Advanced Machine Learning

02: foundations

Outline for the lecture

Problem statement
Inductive bias
Bound for the probability of error

Problem Statement

Imagine you have just arrived in some small Pacific island. You soon find out that papayas are a significant ingredient in the local diet. However, you have never before tasted papayas. You have to learn how to predict whether a papaya you see in the market is tasty or not. First, you need to decide which features of a papaya your prediction should be based on. On the basis of your previous experience with other fruits, you decide to use two features: the papaya’s color, ranging from dark green, through orange and red to dark brown, and the papaya’s softness, ranging from rock hard to mushy. Your input for figuring out your prediction rule is a sample of papayas that you have examined for color and softness and then tasted and found out whether they were tasty or not. Let us analyze this task as a demonstration of the considerations involved in learning problems.
from Shalev-Shwartz S, Ben-David S. ``Understanding machine learning: From theory to algorithms.'' Cambridge university press; 2014

setup

Domain Set ${\cal X}$ (all papayas)
Label set ${\cal Y}$
Training data
The learner's output (ὑπόθεσις)
A (simple) data-generation model
- $\cal{D}$ - distribution of papayas
- $f: \cal{X} \rightarrow \cal{Y}$ - true labeling function
- $y_i = f(x_i) \forall i$

Measure of success: true loss

for $A \subset \cal{X}$, ${\cal D}(A)$ is how likely to observe $x\in A$

$A$ is an event expressed as $\pi:{\cal X}\rightarrow \{0,1\}$

$A = \{x\in {\cal X}: \pi(x) = 1\}$

then $\mathbb{P}_{x \sim {\cal D}}[\pi(x)]$ expresses ${\cal D}(A)$

$L_{({\cal D},f)}(h) \stackrel{\text{def}}{=}\mathbb{P}_{x \sim {\cal D}}[h(x) \ne f(x)]$

generalization error, the risk, the true error of $h$, or loss!
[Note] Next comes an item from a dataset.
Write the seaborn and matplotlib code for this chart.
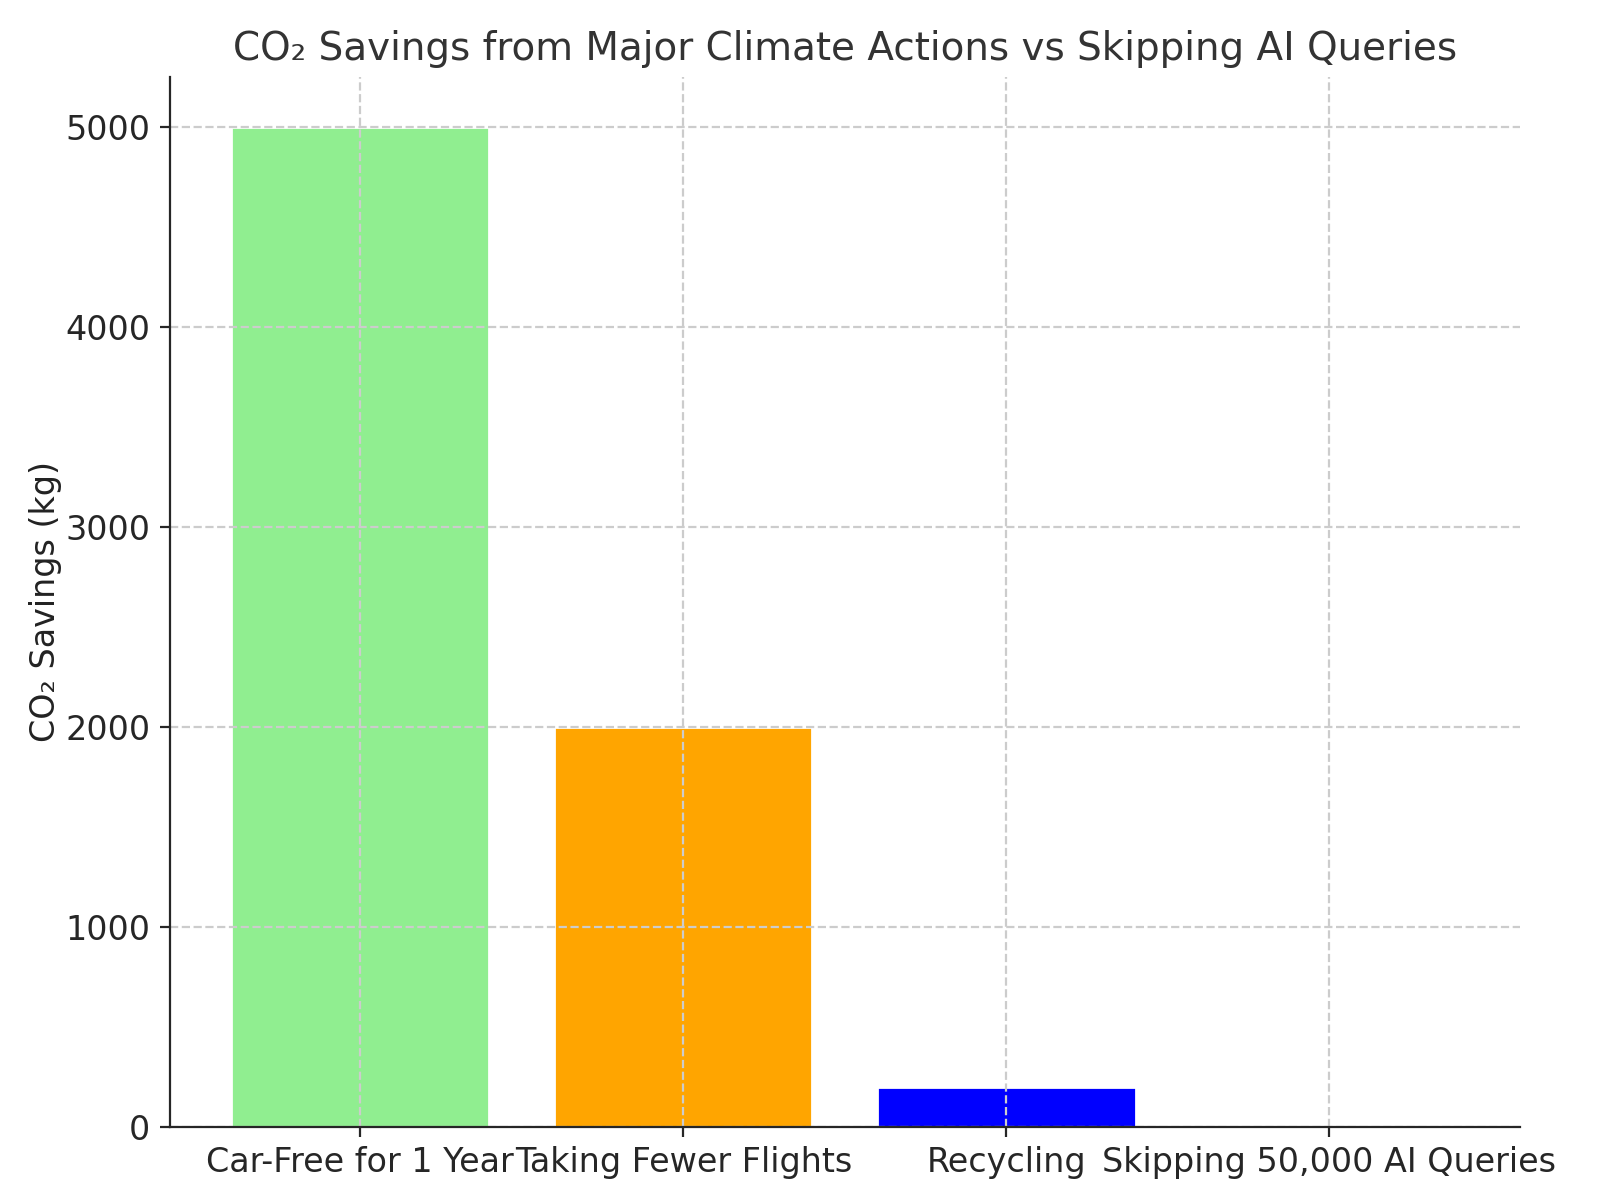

Measure of success: empirical loss

Training set $S\sim {\cal D}$
Expected predictor $h_s: \cal{X} \rightarrow \cal{Y}$
Find $h_S$ that minimizes a loss with respect to unknown ${\cal D}$ and $f$

$L_{S}(h) \stackrel{\text{def}}{=} \frac{\mid\{i\in\{1,\dots,m\}:h(x_i) \ne y_i\}\mid}{m}$

Empirical Risk Minimization

What can go wrong?

overfitting

$h_S(x) = \begin{cases} y_i & \text{if } \exists i \in \{1,\dots,m\} s.t. x_i=x\\ 0 & \text{otherwise} \end{cases} $

$L_{S}(h_S) = 0$ yet $L_{\cal D}(h_S) = 1/2$

Inductive bias

Bait shyness

Pigeon superstition

B. F. Skinner conditions a pigeon

What about rat superstition and conditioning?

What can we do in our case?

Search over a restricted search space.
- Choose hypothesis class ${\cal H}$ in advance
- $\forall h\in {\cal H}, h: \cal{X} \rightarrow \cal{Y}$

Inductive bias

$\text{ERM}_{\cal H}(S) \stackrel{\text{def}}{=} \underset{h\in{\cal H}}{\argmin}L_S(h)$
bias the learner to a particular set of predictors

Other inductive biasi

Maximum conditional independence
cast in a Bayesian framework, try to maximize conditional independence (Naive Bayes)
Minimum cross-validation error
Maximum margin
Minimum description length
Minimum features
Nearest neighbors

Finite Hypothesis Classes

$h_S \in \underset{h\in{\cal H}}{\argmin}L_S(h)$

Bound the probability of error

Assumptions

The Realizability Assumption: There exists $h^* \in {\cal H}$ s.t. $L_{{\cal D}, f}(h^*)=0$. This implies: with probability 1 over random samples $S\sim {\cal D}$ labeled by $f$, we have $L_S(h^*)=0$

The i.i.d. Assumption: Samples in the training set are independent and identically distributed. Denoted as $S\sim {\cal D}^m$

Confidence and accuracy

The risk $L_{({\cal D},f)}(h_S)$ depends on the randomly picked training set $S$. We say, the risk is a random variable.

Some training sets $S$ can be really bad! Denote the probability of getting a nonrepresentative sample by $\delta$

Let's call $(1-\delta)$ - confidence parameter

Can't hope to always have perfect loss $L_{({\cal D}, f)}=0$. Let's introduce the accuracy parameter $\epsilon$.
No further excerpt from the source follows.